To collect counterfactual textual grounding test set, we select 2k images from Flickr 30k Entities Dataset [58] and RefCOCO+ Dataset [37]. We first extracted all attribute words from the ground truth captions as existing attributes. Whereafter, we further manually check and complement all the missing attributes in the images on an interactive user interface. We demonstrate several examples from PACG in Figure 11, and their counterfactual attributes/queries. We adopt person-related semantic attributes and colors on them as the grounding queries. All colors and words from our corpus, that are not related to the person showing up the image, are considered as counterfactual (CF) attributes in the specific image (see Figure 11). To conduct textual grounding evaluations, we substitute the original attribute words in the ground truth captions with CF attributes (semantic-attributes or colors) as our CF queries. We generate all the possible CF queries per image, and more than 20k CF queries are obtained in total.

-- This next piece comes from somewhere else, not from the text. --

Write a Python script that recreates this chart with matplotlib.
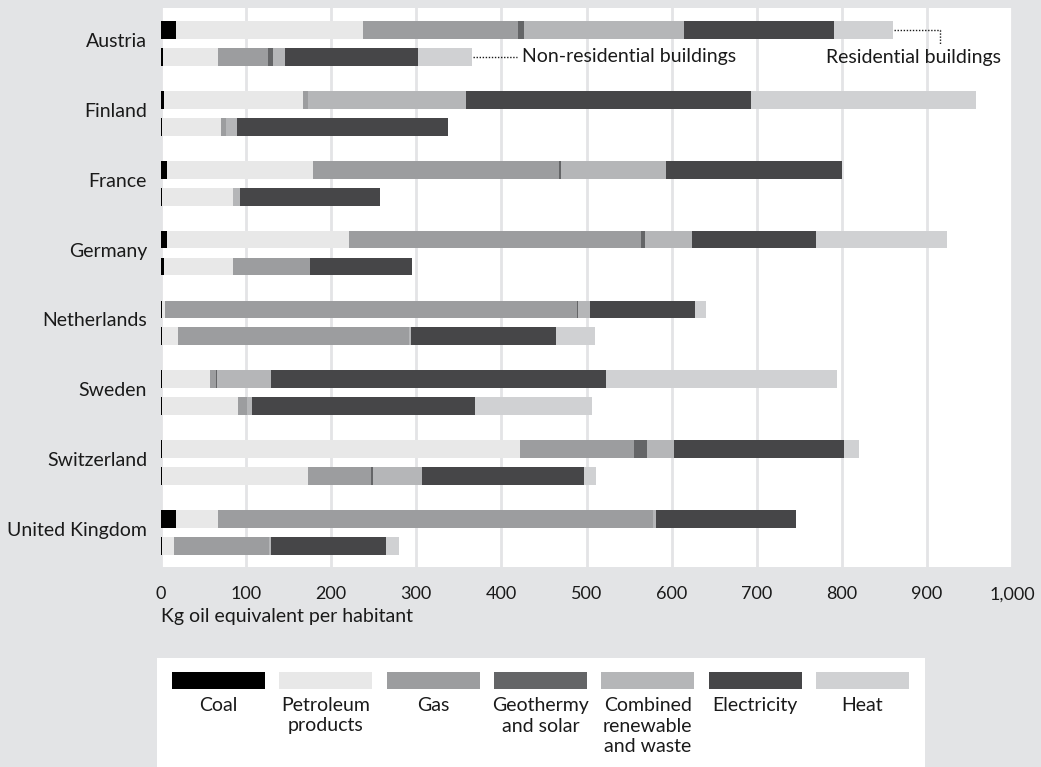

Figure 9: Examples of our grounding results from the semantic attribute grounding module.
Figure 10: Examples of our grounding results from color grounding module.
Figure 11: Illustrative examples of PACG dataset: we first annotate all existing semantic attributes and colors based on captions and manually checking. Counterfactual (CF) attributes and queries are then generated based on that.
Figure 12: Examples of our grounding results on counterfactual queries. We replace the original attribute words with our CF attributes from PACG. Starting from leftmost row, we show the original images, outputs from entity grounding module, followed by ground truth attribute grounding results, and CF attribute grounding outputs.

8 Additional Grounding Results from Sub-modules

We show additional grounding outputs from our semantic attribute grounding module (M) and color grounding module (M) in Figure 9 and Figure 10. For semantic grounding module, we visualize the attention maps of four most frequent input queries “man”, “woman”, “boy”, and “girl” (see Figure 9). We see clearly from Figure 9 that, our module distinguishes between textual words with different gender and age. It indicates that the semantic attribute grounding module is able to learn the concepts of gender and age through weakly supervised training.

9 Additional Grounding Results on Counterfactual Queries

We demonstrate additional intermediate grounding outputs on PACG dataset based on our modularized network in Figure 12. Specifically, besides showing the grounding outputs on ground truth attributes in the left four rows, we also show CF attribute grounding outputs from sub-modules in the last four rows. From the attention maps, we observe that on these examples (1) our model precisely give out the region of ground truth attributes; (2) our model successfully reject the counterfactual queries in these cases.